“I would close up like around 10 sometimes, you know, because people coming from work does stop and buy. I does have to wake up back like three in de morning to go and buy meh goods cause if you nah early you wouldn’t get good things.”
Words of a 62-year-old fruit and vegetable vendor on a busy thoroughfare, and as she spoke she busied herself fixing the items she had on display.
It was early evening and I had stopped to purchase a few items – I qualified as one of the workers she was speaking about. When I stopped at the stall, she was lying on a bench fast asleep and I had to call out to her twice before she got up. Even as she did, she called out to a man to assist me but no answer came.
“He sleeping to,” she said sleepily.
But within a few minutes she was spry, and one would have been hard-pressed to discern that she had been sleeping just a short while before.
“You sure you don’t want nothing else,” she inquired, because even though I had purchased my items I stood around talking to her.
I shook my head and she stopped what she was doing and gave me a quizzical look.
“I does be out here most nights you know,” she said in answer to my question.
“I have to catch me hand girl, life not easy but you know you have to do what you have to do,” she added fixing her red apron in the process.
She is good at sales because through her prompting I purchased more than planned.
“You sure you don’t want some bora? And I have some good carrot here and look at the pumpkin, it fresh and nice I just cut it,” she said as I purchased some cabbage.
The pumpkin and carrots were eventually purchased but the bora was left behind because from its appearance it had seen better days.
As she tended to me, a customer of her shop, located behind her stall, returned a bottle.
“I can get a banana?” he queried, picking up the fruit even before she answered.
“Wah you say?” she asked, “Yea you can tek it.”
I smiled because by then the man’s mouth was already filled with the fruit and I wondered what would have happened if she had said no.
“He is a good customer, he does live around here and you know he does support me so I don’t mind giving he,” she said in response to my smile.
“You does have to help out one another that is how have to live. Is only dem young people now a days but long time dah is how we use to live. You see when me goods dem get lil bad and so and even though me losing money, I does give it to people and dem does happy for it. Is nah like dem spoil is just the sun, you know, does get dem looking lil dry and so people doan wan buy them,” she continued.

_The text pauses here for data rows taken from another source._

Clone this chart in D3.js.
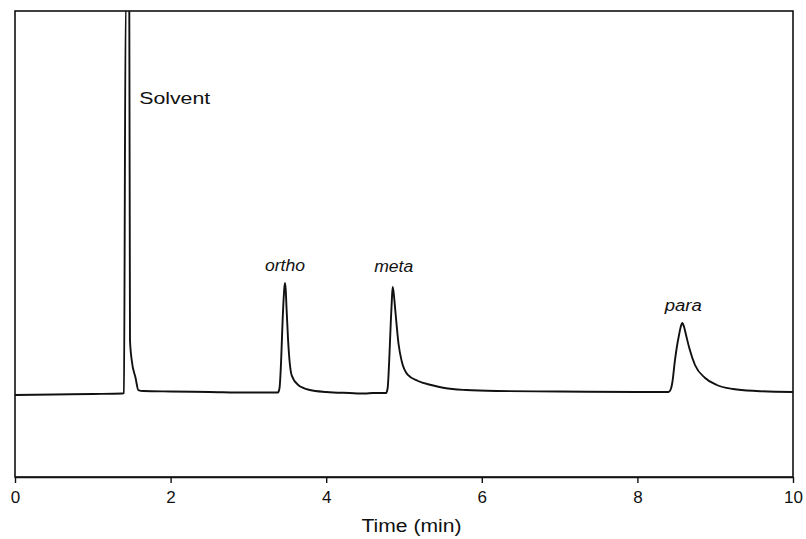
<!DOCTYPE html>
<html>
<head>
<meta charset="utf-8">
<script src="https://cdn.jsdelivr.net/npm/d3@7"></script>
<style>
  html, body { margin: 0; padding: 0; background: #fff; }
  svg { display: block; font-family: "Liberation Sans", Arial, sans-serif; }
</style>
</head>
<body>
<svg id="chart" width="806" height="539"></svg>
<script>
// Retention time (min) and detector signal (arbitrary units)
const time = [
  0.00, 0.50, 1.00, 1.38, 1.40, 1.423, 1.469, 1.478, 1.50, 1.55, 1.585, 1.65,
  2.00, 2.50, 3.00, 3.38, 3.40, 3.42, 3.44, 3.46, 3.47, 3.48, 3.49, 3.51,
  3.555, 3.64, 3.79, 4.00, 4.30, 4.50, 4.60, 4.77, 4.79, 4.81, 4.83, 4.845,
  4.855, 4.87, 4.89, 4.93, 4.97, 5.05, 5.18, 5.35, 5.52, 5.80, 6.20, 7.00,
  8.00, 8.40, 8.43, 8.45, 8.48, 8.505, 8.535, 8.56, 8.577, 8.60, 8.625, 8.667,
  8.74, 8.87, 9.02, 9.23, 9.53, 10.00
];
const signal = [
  21.12, 21.25, 21.38, 21.50, 21.63, 122, 122, 35.28, 30.13, 25.50, 22.40, 22.15,
  22.02, 21.89, 21.76, 21.76, 22.92, 29.62, 40.43, 48.16, 49.96, 48.16, 43.52, 35.28,
  26.27, 23.69, 22.40, 21.89, 21.63, 21.50, 21.63, 21.63, 22.92, 30.0, 39.8, 46.10,
  48.93, 46.87, 42.49, 34.25, 29.87, 26.27, 24.72, 23.69, 22.92, 22.40, 22.15, 22.02,
  21.89, 21.89, 22.66, 24.47, 29.62, 33.22, 36.57, 38.89, 39.66, 38.63, 36.57, 33.22,
  28.84, 25.50, 23.69, 22.66, 22.15, 21.89
];
const xTicks = [0, 2, 4, 6, 8, 10];
const xDomain = [0, 10];
const yDomain = [0, 120];
const peakNames = ["Solvent", "ortho", "meta", "para"];
const peakTimes = [1.423, 3.47, 4.855, 8.577];
const xTitle = "Time (min)";

const svg = d3.select("#chart");
const pL = 15, pR = 793, pT = 11, pB = 477;
const ink = "#111";

const x = d3.scaleLinear().domain(xDomain).range([pL, pR]);
const y = d3.scaleLinear().domain(yDomain).range([pB, pT]);

svg.append("defs").append("clipPath").attr("id", "plotclip")
  .append("rect").attr("x", pL).attr("y", pT)
  .attr("width", pR - pL).attr("height", pB - pT);

const pts = time.map((t, i) => [t, signal[i]]);
const line = d3.line().x(d => x(d[0])).y(d => y(d[1])).curve(d3.curveMonotoneX);

svg.append("path").datum(pts)
  .attr("clip-path", "url(#plotclip)")
  .attr("d", line)
  .attr("fill", "none").attr("stroke", ink).attr("stroke-width", 1.9)
  .attr("stroke-linejoin", "round");

// frame
svg.append("rect").attr("x", pL).attr("y", pT)
  .attr("width", pR - pL).attr("height", pB - pT)
  .attr("fill", "none").attr("stroke", ink).attr("stroke-width", 1.6);

// x axis
const axis = d3.axisBottom(x).tickValues(xTicks).tickSize(6).tickSizeOuter(0)
  .tickPadding(8).tickFormat(d3.format("d"));
const gx = svg.append("g").attr("transform", `translate(0,${pB})`).call(axis);
gx.select(".domain").attr("stroke", ink).attr("stroke-width", 1.6);
gx.selectAll(".tick line").attr("stroke", ink).attr("stroke-width", 1.4);
gx.selectAll(".tick text").attr("fill", ink)
  .style("font-size", "17px").style("font-family", "'Liberation Sans', Arial, sans-serif");

svg.append("text")
  .attr("x", 411.5).attr("y", 532)
  .attr("text-anchor", "middle")
  .attr("textLength", 100).attr("lengthAdjust", "spacingAndGlyphs")
  .style("font-size", "18px").attr("fill", ink)
  .text(xTitle);

// peak labels
const labelSpecs = [
  { dx: 13.5, yPix: 104, anchor: "start", italic: false, len: 71 },
  { dx: 0, yPix: 271, anchor: "middle", italic: true, len: 40 },
  { dx: 1, yPix: 271.5, anchor: "middle", italic: true, len: 39 },
  { dx: 1, yPix: 311, anchor: "middle", italic: true, len: 37 }
];
peakNames.forEach((name, i) => {
  const s = labelSpecs[i];
  svg.append("text")
    .attr("x", x(peakTimes[i]) + s.dx).attr("y", s.yPix)
    .attr("text-anchor", s.anchor)
    .attr("textLength", s.len).attr("lengthAdjust", "spacingAndGlyphs")
    .style("font-size", "16px")
    .style("font-style", s.italic ? "italic" : "normal")
    .attr("fill", ink)
    .text(name);
});
</script>
</body>
</html>
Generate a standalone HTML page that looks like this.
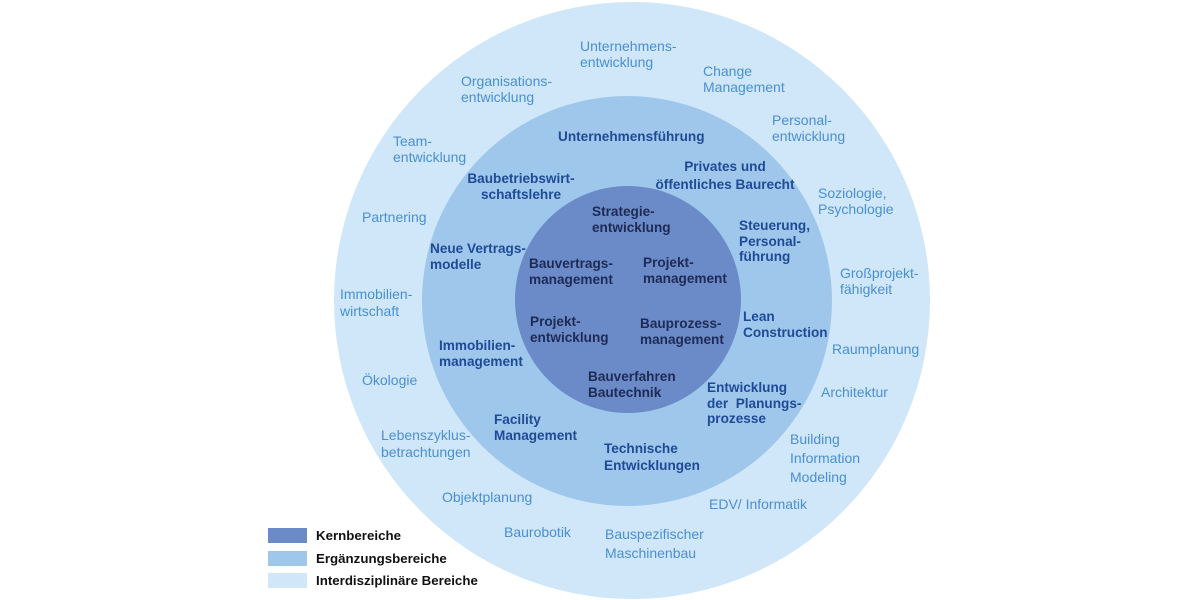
<!DOCTYPE html>
<html><head><meta charset="utf-8"><style>
html,body{margin:0;padding:0;}
body{width:1200px;height:600px;position:relative;background:#fff;overflow:hidden;font-family:"Liberation Sans",sans-serif;}
.c{position:absolute;border-radius:50%;}
.t{position:absolute;white-space:nowrap;line-height:15.5px;}
.o{color:#4a8fd3;font-size:14px;}
.m{color:#1f4a96;font-size:13.6px;font-weight:bold;}
.i{color:#1e2a55;font-size:13.6px;font-weight:bold;}
.ctr{text-align:center;}
.sq{position:absolute;left:268px;width:39px;height:15px;}
.lg{position:absolute;left:316px;font-size:13.3px;font-weight:bold;color:#111;line-height:15px;}
</style></head><body>
<div class="c" style="left:334px;top:2px;width:596px;height:597px;background:#cfe7f8;"></div>
<div class="c" style="left:422px;top:96px;width:410px;height:410px;background:#9fc7ec;"></div>
<div class="c" style="left:515px;top:186px;width:226px;height:227px;background:#6a8bc8;"></div>

<div class="t o" style="left:580px;top:39px;">Unternehmens-<br>entwicklung</div>
<div class="t o" style="left:461px;top:74px;">Organisations-<br>entwicklung</div>
<div class="t o" style="left:703px;top:64px;">Change<br>Management</div>
<div class="t o" style="left:772px;top:113px;">Personal-<br>entwicklung</div>
<div class="t o" style="left:393px;top:134px;">Team-<br>entwicklung</div>
<div class="t o" style="left:818px;top:186px;">Soziologie,<br>Psychologie</div>
<div class="t o" style="left:362px;top:210px;">Partnering</div>
<div class="t o" style="left:840px;top:266px;">Großprojekt-<br>fähigkeit</div>
<div class="t o" style="left:340px;top:286px;line-height:17px;">Immobilien-<br>wirtschaft</div>
<div class="t o" style="left:832px;top:342px;">Raumplanung</div>
<div class="t o" style="left:362px;top:373px;">Ökologie</div>
<div class="t o" style="left:821px;top:385px;">Architektur</div>
<div class="t o" style="left:381px;top:427px;line-height:17px;">Lebenszyklus-<br>betrachtungen</div>
<div class="t o" style="left:790px;top:430px;line-height:19px;">Building<br>Information<br>Modeling</div>
<div class="t o" style="left:442px;top:490px;">Objektplanung</div>
<div class="t o" style="left:709px;top:497px;">EDV/ Informatik</div>
<div class="t o" style="left:504px;top:525px;">Baurobotik</div>
<div class="t o" style="left:605px;top:525px;line-height:19px;">Bauspezifischer<br>Maschinenbau</div>

<div class="t m" style="left:558px;top:129px;">Unternehmensführung</div>
<div class="t m ctr" style="left:648px;top:158px;width:154px;line-height:18px;">Privates und<br>öffentliches Baurecht</div>
<div class="t m ctr" style="left:464px;top:171px;width:114px;">Baubetriebswirt-<br>schaftslehre</div>
<div class="t m" style="left:739px;top:218px;">Steuerung,<br>Personal-<br>führung</div>
<div class="t m" style="left:430px;top:241px;">Neue Vertrags-<br>modelle</div>
<div class="t m" style="left:743px;top:309px;">Lean<br>Construction</div>
<div class="t m" style="left:439px;top:338px;">Immobilien-<br>management</div>
<div class="t m" style="left:707px;top:380px;">Entwicklung<br>der&nbsp; Planungs-<br>prozesse</div>
<div class="t m" style="left:494px;top:412px;">Facility<br>Management</div>
<div class="t m" style="left:604px;top:440px;line-height:17px;">Technische<br>Entwicklungen</div>

<div class="t i" style="left:592px;top:204px;">Strategie-<br>entwicklung</div>
<div class="t i" style="left:529px;top:256px;">Bauvertrags-<br>management</div>
<div class="t i" style="left:643px;top:255px;">Projekt-<br>management</div>
<div class="t i" style="left:530px;top:314px;">Projekt-<br>entwicklung</div>
<div class="t i" style="left:640px;top:316px;">Bauprozess-<br>management</div>
<div class="t i" style="left:588px;top:369px;">Bauverfahren<br>Bautechnik</div>

<div class="sq" style="top:528px;background:#6a8bc8;"></div>
<div class="sq" style="top:551px;background:#9fc7ec;"></div>
<div class="sq" style="top:573px;background:#cfe7f8;"></div>
<div class="lg" style="top:528px;">Kernbereiche</div>
<div class="lg" style="top:551px;">Ergänzungsbereiche</div>
<div class="lg" style="top:573px;">Interdisziplinäre Bereiche</div>
</body></html>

I knew exactly what she was talking about and I was about to point out that the bora and calaloo needed to be removed from the stall, but I held my tongue.
I asked her why she works all those hours.
“Girl, I have to live. Is not because I get house, it does have to get lil repair and so,” she pointed to her house located behind the stall and the shop as she spoke. It was not a mansion, but I heard the pride in her voice.
“I get children,” she said, as if she read my mind, “but dem big now and I don’t want to be like a burden to them because I know dem have dem own family and so.”
Inodded in agreement and could not help but recall that I had heard that statement many times before. I believe when my children are grown, I will also make that statement because even though they are still children I have already purposed in my mind not to be a burden to them.
“I have me husband, but he sickly now. I don’t really depend on he. He does help out and so but I now does gaffo to do most things because he not able,” she continued.
“Only on market days I does come out early in de morning but dem other days you know I does come out in de afternoon and go till sometimes like around the 10 o’clock in de night and even later because you see a gat a shop too and then is up in de morning early,” she added.
I asked her why she still works so hard.
“Man, I does take care of me self. Come on, I is 62 so I know I getting down and I have to take care of me body. Some days I don’t come out, you know, like Monday sometimes I don’t come out I does tek me rest. The most hard part is the going down early in de morning but a got to go you know,” she answered.
“Here, it gat people older than me who gat to work harder so I does thank God fuh his mercies because at least I still have strength to get up and work. And is years now I doing it and God has been good to me at least I have a roof over me head and so. I don’t complain but I does tek care of me self, a know I gat to eat good and tek me rest and so and I does try,” she told me.
As she spoke, she looked me straight in the eye and spoke very quietly as if she wanted to ensure that I understood what she was telling me.
“But you have to go now eh? You have dem lil children in de car,” she said as she looked at my two impatient sons who were peeping out the car windows.
I nodded and held on to my black plastic bags, which contained the purchases, tightly as I prepared to cross the road.
At that moment, she gently took me by the elbow, guided me to the car, opened the door and ensured that I was settled.
“Well drive safely now and enjoy you holiday,” she told me, as she waved goodbye.
The next day was a national holiday and she assumed quite rightly that I was not working. As I drove off, I saw in the rearview mirror that she had crossed the road and gone back to her bench.
I could not help but wish that she did not have to be out at that hour. But as she rightly said. we all “gaffo do wah we gaffo do.”